TASK BRIEF >>
Count every line that has the word "chart" in it; give no more than the number.

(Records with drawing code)
*****

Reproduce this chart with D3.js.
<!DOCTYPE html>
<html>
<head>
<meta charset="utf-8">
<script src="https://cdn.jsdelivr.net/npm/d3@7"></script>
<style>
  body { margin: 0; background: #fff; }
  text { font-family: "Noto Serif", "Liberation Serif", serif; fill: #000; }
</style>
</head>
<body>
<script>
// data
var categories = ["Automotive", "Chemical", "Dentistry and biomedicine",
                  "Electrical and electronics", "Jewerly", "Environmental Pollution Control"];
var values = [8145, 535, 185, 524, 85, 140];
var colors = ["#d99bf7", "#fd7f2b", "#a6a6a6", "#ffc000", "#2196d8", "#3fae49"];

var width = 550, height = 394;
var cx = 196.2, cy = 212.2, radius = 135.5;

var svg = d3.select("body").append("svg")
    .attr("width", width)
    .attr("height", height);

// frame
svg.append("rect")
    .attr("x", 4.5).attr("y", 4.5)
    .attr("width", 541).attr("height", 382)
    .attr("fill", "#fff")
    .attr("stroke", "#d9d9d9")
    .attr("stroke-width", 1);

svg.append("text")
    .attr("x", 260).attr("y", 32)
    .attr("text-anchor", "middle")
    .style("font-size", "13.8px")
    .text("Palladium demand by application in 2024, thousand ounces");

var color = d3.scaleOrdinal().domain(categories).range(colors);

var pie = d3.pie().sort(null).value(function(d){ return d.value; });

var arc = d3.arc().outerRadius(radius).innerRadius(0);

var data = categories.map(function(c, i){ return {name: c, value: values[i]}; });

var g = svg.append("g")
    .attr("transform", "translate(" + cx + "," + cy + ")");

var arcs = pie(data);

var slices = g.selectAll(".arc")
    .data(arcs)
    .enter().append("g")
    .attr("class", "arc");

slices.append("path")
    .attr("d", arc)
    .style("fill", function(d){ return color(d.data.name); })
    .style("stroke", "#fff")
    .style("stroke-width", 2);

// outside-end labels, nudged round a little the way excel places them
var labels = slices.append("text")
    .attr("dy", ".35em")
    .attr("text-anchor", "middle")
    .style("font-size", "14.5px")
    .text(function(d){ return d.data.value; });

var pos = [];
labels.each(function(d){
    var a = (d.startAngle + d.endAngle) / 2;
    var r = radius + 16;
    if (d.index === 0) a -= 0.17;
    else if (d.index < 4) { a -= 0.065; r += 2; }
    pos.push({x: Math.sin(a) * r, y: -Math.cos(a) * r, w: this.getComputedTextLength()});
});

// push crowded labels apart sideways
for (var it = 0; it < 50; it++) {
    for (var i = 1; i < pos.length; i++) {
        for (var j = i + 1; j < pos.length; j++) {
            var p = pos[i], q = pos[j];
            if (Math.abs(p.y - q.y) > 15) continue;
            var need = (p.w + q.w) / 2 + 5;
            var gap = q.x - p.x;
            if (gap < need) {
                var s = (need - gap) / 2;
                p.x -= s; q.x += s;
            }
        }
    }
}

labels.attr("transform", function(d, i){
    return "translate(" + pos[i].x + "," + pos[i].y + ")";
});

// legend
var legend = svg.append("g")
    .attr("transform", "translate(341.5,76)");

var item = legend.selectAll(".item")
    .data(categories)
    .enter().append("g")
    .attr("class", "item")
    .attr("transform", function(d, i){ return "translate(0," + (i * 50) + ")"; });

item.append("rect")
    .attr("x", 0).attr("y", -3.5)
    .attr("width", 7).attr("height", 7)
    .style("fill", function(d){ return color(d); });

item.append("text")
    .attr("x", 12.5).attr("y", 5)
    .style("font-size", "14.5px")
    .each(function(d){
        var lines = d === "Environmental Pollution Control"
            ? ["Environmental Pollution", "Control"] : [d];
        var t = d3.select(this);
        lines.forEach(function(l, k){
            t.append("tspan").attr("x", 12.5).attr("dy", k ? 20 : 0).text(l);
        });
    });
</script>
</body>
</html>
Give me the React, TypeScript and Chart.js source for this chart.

*****

TASK ANSWER >>
2